* **Task to complete**
Would you quote every entry exactly, dropping only the pictures?

* **Material shown**
--*--

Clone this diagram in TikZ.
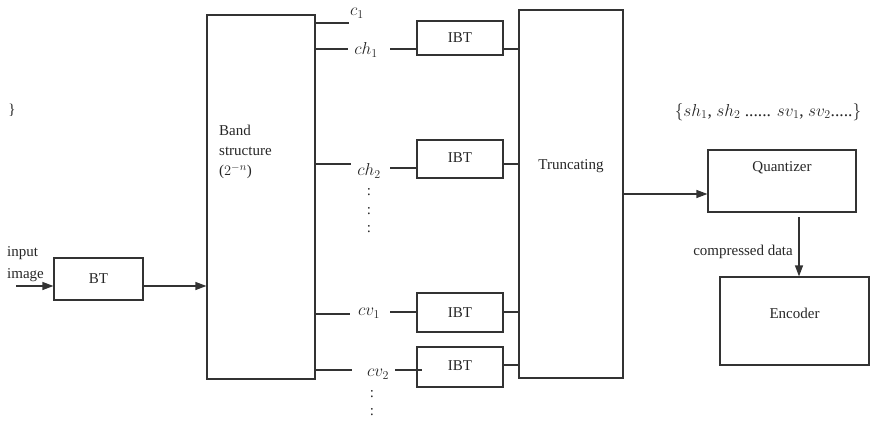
\documentclass[tikz,border=0pt]{standalone}
\usepackage{fontspec}
\setmainfont{Liberation Serif}
\usetikzlibrary{arrows.meta}
\begin{document}
\begin{tikzpicture}[x=1pt,y=-1pt,
  every node/.style={font=\fontsize{15}{17}\selectfont, text=black!85},
  blk/.style={draw=black!80, line width=1.2pt, rectangle, inner sep=0pt},
  conn/.style={draw=black!80, line width=1.2pt},
  arr/.style={conn, -{Triangle[length=11pt,width=8pt]}},
  lbl/.style={inner sep=1pt},
  mlbl/.style={inner sep=1pt, font=\fontsize{17}{19}\selectfont}]
\useasboundingbox (0,0) rectangle (872,422);
% blocks
\node[blk, minimum width=89pt, minimum height=42pt] (bt) at (98.5,279) {BT};
\node[blk, minimum width=108pt, minimum height=364pt] (band) at (261,197) {};
\node[anchor=west, align=left, inner sep=0pt, font=\fontsize{15}{20}\selectfont] (bandtxt) at (219,152) {Band\\structure\\($2^{-n}$)};
\node[blk, minimum width=86pt, minimum height=34pt] (ibt1) at (460,38) {IBT};
\node[blk, minimum width=86pt, minimum height=38pt] (ibt2) at (460,159) {\raisebox{3pt}{IBT}};
\node[blk, minimum width=86pt, minimum height=39pt] (ibt3) at (460,312.5) {IBT};
\node[blk, minimum width=86pt, minimum height=40pt] (ibt4) at (460,367) {\raisebox{3pt}{IBT}};
\node[blk, minimum width=104pt, minimum height=368pt] (trunc) at (571,194) {};
\node (trunctxt) at (571,166) {Truncating};
\node[blk, minimum width=148pt, minimum height=62pt] (quant) at (782,181) {};
\node (quanttxt) at (782,168) {Quantizer};
\node[blk, minimum width=149pt, minimum height=88pt] (enc) at (794.5,321) {};
\node (enctxt) at (794.5,313) {Encoder};
% labels
\node[mlbl] (c1) at (357,13) {$c_1$};
\node[mlbl] (ch1) at (366,50) {$ch_1$};
\node[mlbl] (ch2) at (369,171) {$ch_2$};
\node[mlbl] (cv1) at (369,313) {$cv_1$};
\node[mlbl] (cv2) at (378,374) {$cv_2$};
\node[lbl] (d1) at (369,192) {:};
\node[lbl] (d2) at (369,211) {:};
\node[lbl] (d3) at (369,229) {:};
\node[lbl] (d4) at (372,394) {:};
\node[lbl] (d5) at (372,412) {:};
\node[lbl] (brace) at (12,110) {\}};
\node[mlbl, font=\fontsize{17.5}{19}\selectfont] (settxt) at (768,112) {$\{sh_1$, $sh_2$ ...... $sv_1$, $sv_2$.....$\}$};
\node[anchor=east, lbl] (comp) at (794,252) {compressed data};
\node[anchor=west, align=left, inner sep=0pt, font=\fontsize{15}{22}\selectfont] (inp) at (7,264) {input\\image};
% coordinates
\coordinate (in) at (16,286);
\coordinate (e1) at (349,23);
\coordinate (e2) at (348,49);
\coordinate (e3) at (351,164);
\coordinate (e4) at (350,314);
\coordinate (e5) at (352,370);
\coordinate (s2) at (390,49);
\coordinate (s3) at (390,168);
\coordinate (s4) at (390,312);
\coordinate (s5) at (395,370);
\coordinate (t5) at (422,370);
\coordinate (qin) at (623,194);
\coordinate (qout) at (799,217);
% connectors
\draw[arr] (in) -- (in -| bt.west);
\draw[arr] (in -| bt.east) -- (in -| band.west);
\draw[conn] (band.east |- e1) -- (e1);
\draw[conn] (band.east |- e2) -- (e2);
\draw[conn] (band.east |- e3) -- (e3);
\draw[conn] (band.east |- e4) -- (e4);
\draw[conn] (band.east |- e5) -- (e5);
\draw[conn] (s2) -- (s2 -| ibt1.west);
\draw[conn] (s3) -- (s3 -| ibt2.west);
\draw[conn] (s4) -- (s4 -| ibt3.west);
\draw[conn] (s5) -- (t5);
\draw[conn] (ibt1.east |- 0,49) -- (trunc.west |- 0,49);
\draw[conn] (ibt2.east |- 0,164) -- (trunc.west |- 0,164);
\draw[conn] (ibt3.east |- 0,312) -- (trunc.west |- 0,312);
\draw[conn] (ibt4.east |- 0,365) -- (trunc.west |- 0,365);
\draw[arr] (trunc.east |- qin) -- (qin -| quant.west);
\draw[arr] (qout) -- (qout |- enc.north);
\end{tikzpicture}
\end{document}
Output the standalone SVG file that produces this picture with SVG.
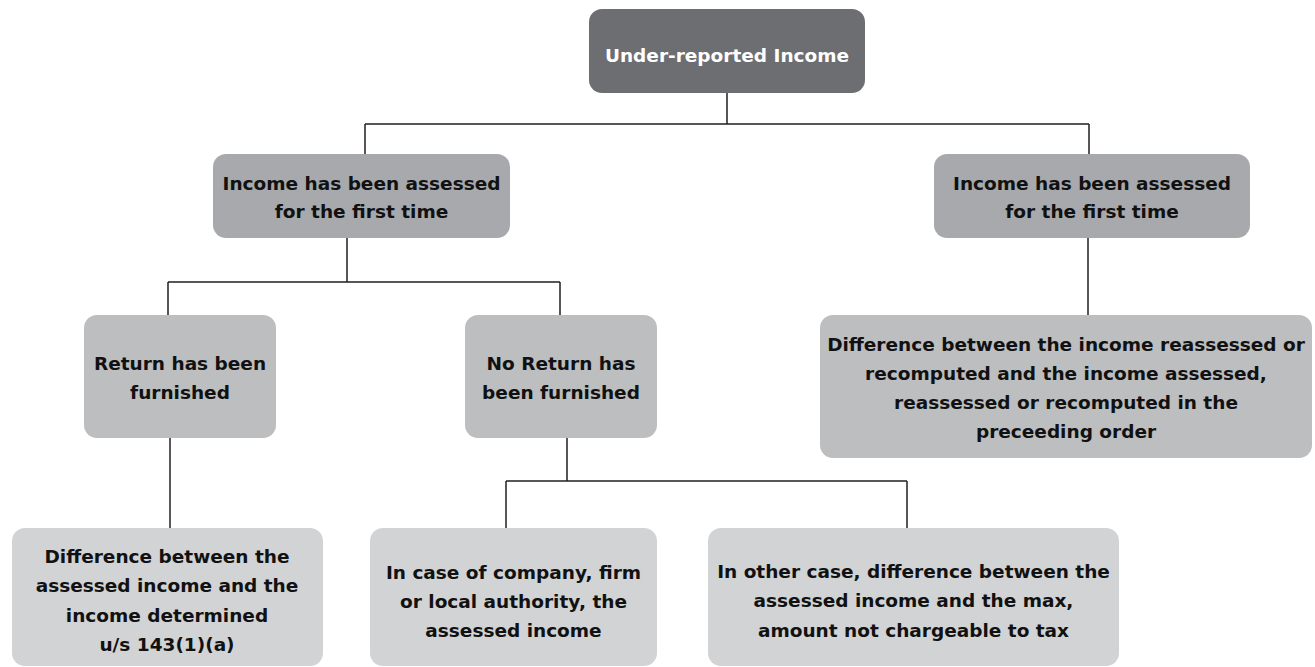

--*--

* **Solution to this exercise**
Clone this diagram in TikZ.
\documentclass[tikz,border=0pt]{standalone}
\usepackage{fontspec}
\setmainfont{Liberation Serif}
\usetikzlibrary{arrows.meta}
\begin{document}
\begin{tikzpicture}[x=1pt,y=-1pt,
  every node/.style={font=\fontsize{15}{17}\selectfont, text=black!85},
  blk/.style={draw=black!80, line width=1.2pt, rectangle, inner sep=0pt},
  conn/.style={draw=black!80, line width=1.2pt},
  arr/.style={conn, -{Triangle[length=11pt,width=8pt]}},
  lbl/.style={inner sep=1pt},
  mlbl/.style={inner sep=1pt, font=\fontsize{17}{19}\selectfont}]
\useasboundingbox (0,0) rectangle (872,422);
% blocks
\node[blk, minimum width=89pt, minimum height=42pt] (bt) at (98.5,279) {BT};
\node[blk, minimum width=108pt, minimum height=364pt] (band) at (261,197) {};
\node[anchor=west, align=left, inner sep=0pt, font=\fontsize{15}{20}\selectfont] (bandtxt) at (219,152) {Band\\structure\\($2^{-n}$)};
\node[blk, minimum width=86pt, minimum height=34pt] (ibt1) at (460,38) {IBT};
\node[blk, minimum width=86pt, minimum height=38pt] (ibt2) at (460,159) {\raisebox{3pt}{IBT}};
\node[blk, minimum width=86pt, minimum height=39pt] (ibt3) at (460,312.5) {IBT};
\node[blk, minimum width=86pt, minimum height=40pt] (ibt4) at (460,367) {\raisebox{3pt}{IBT}};
\node[blk, minimum width=104pt, minimum height=368pt] (trunc) at (571,194) {};
\node (trunctxt) at (571,166) {Truncating};
\node[blk, minimum width=148pt, minimum height=62pt] (quant) at (782,181) {};
\node (quanttxt) at (782,168) {Quantizer};
\node[blk, minimum width=149pt, minimum height=88pt] (enc) at (794.5,321) {};
\node (enctxt) at (794.5,313) {Encoder};
% labels
\node[mlbl] (c1) at (357,13) {$c_1$};
\node[mlbl] (ch1) at (366,50) {$ch_1$};
\node[mlbl] (ch2) at (369,171) {$ch_2$};
\node[mlbl] (cv1) at (369,313) {$cv_1$};
\node[mlbl] (cv2) at (378,374) {$cv_2$};
\node[lbl] (d1) at (369,192) {:};
\node[lbl] (d2) at (369,211) {:};
\node[lbl] (d3) at (369,229) {:};
\node[lbl] (d4) at (372,394) {:};
\node[lbl] (d5) at (372,412) {:};
\node[lbl] (brace) at (12,110) {\}};
\node[mlbl, font=\fontsize{17.5}{19}\selectfont] (settxt) at (768,112) {$\{sh_1$, $sh_2$ ...... $sv_1$, $sv_2$.....$\}$};
\node[anchor=east, lbl] (comp) at (794,252) {compressed data};
\node[anchor=west, align=left, inner sep=0pt, font=\fontsize{15}{22}\selectfont] (inp) at (7,264) {input\\image};
% coordinates
\coordinate (in) at (16,286);
\coordinate (e1) at (349,23);
\coordinate (e2) at (348,49);
\coordinate (e3) at (351,164);
\coordinate (e4) at (350,314);
\coordinate (e5) at (352,370);
\coordinate (s2) at (390,49);
\coordinate (s3) at (390,168);
\coordinate (s4) at (390,312);
\coordinate (s5) at (395,370);
\coordinate (t5) at (422,370);
\coordinate (qin) at (623,194);
\coordinate (qout) at (799,217);
% connectors
\draw[arr] (in) -- (in -| bt.west);
\draw[arr] (in -| bt.east) -- (in -| band.west);
\draw[conn] (band.east |- e1) -- (e1);
\draw[conn] (band.east |- e2) -- (e2);
\draw[conn] (band.east |- e3) -- (e3);
\draw[conn] (band.east |- e4) -- (e4);
\draw[conn] (band.east |- e5) -- (e5);
\draw[conn] (s2) -- (s2 -| ibt1.west);
\draw[conn] (s3) -- (s3 -| ibt2.west);
\draw[conn] (s4) -- (s4 -| ibt3.west);
\draw[conn] (s5) -- (t5);
\draw[conn] (ibt1.east |- 0,49) -- (trunc.west |- 0,49);
\draw[conn] (ibt2.east |- 0,164) -- (trunc.west |- 0,164);
\draw[conn] (ibt3.east |- 0,312) -- (trunc.west |- 0,312);
\draw[conn] (ibt4.east |- 0,365) -- (trunc.west |- 0,365);
\draw[arr] (trunc.east |- qin) -- (qin -| quant.west);
\draw[arr] (qout) -- (qout |- enc.north);
\end{tikzpicture}
\end{document}
Output the standalone SVG file that produces this picture with SVG.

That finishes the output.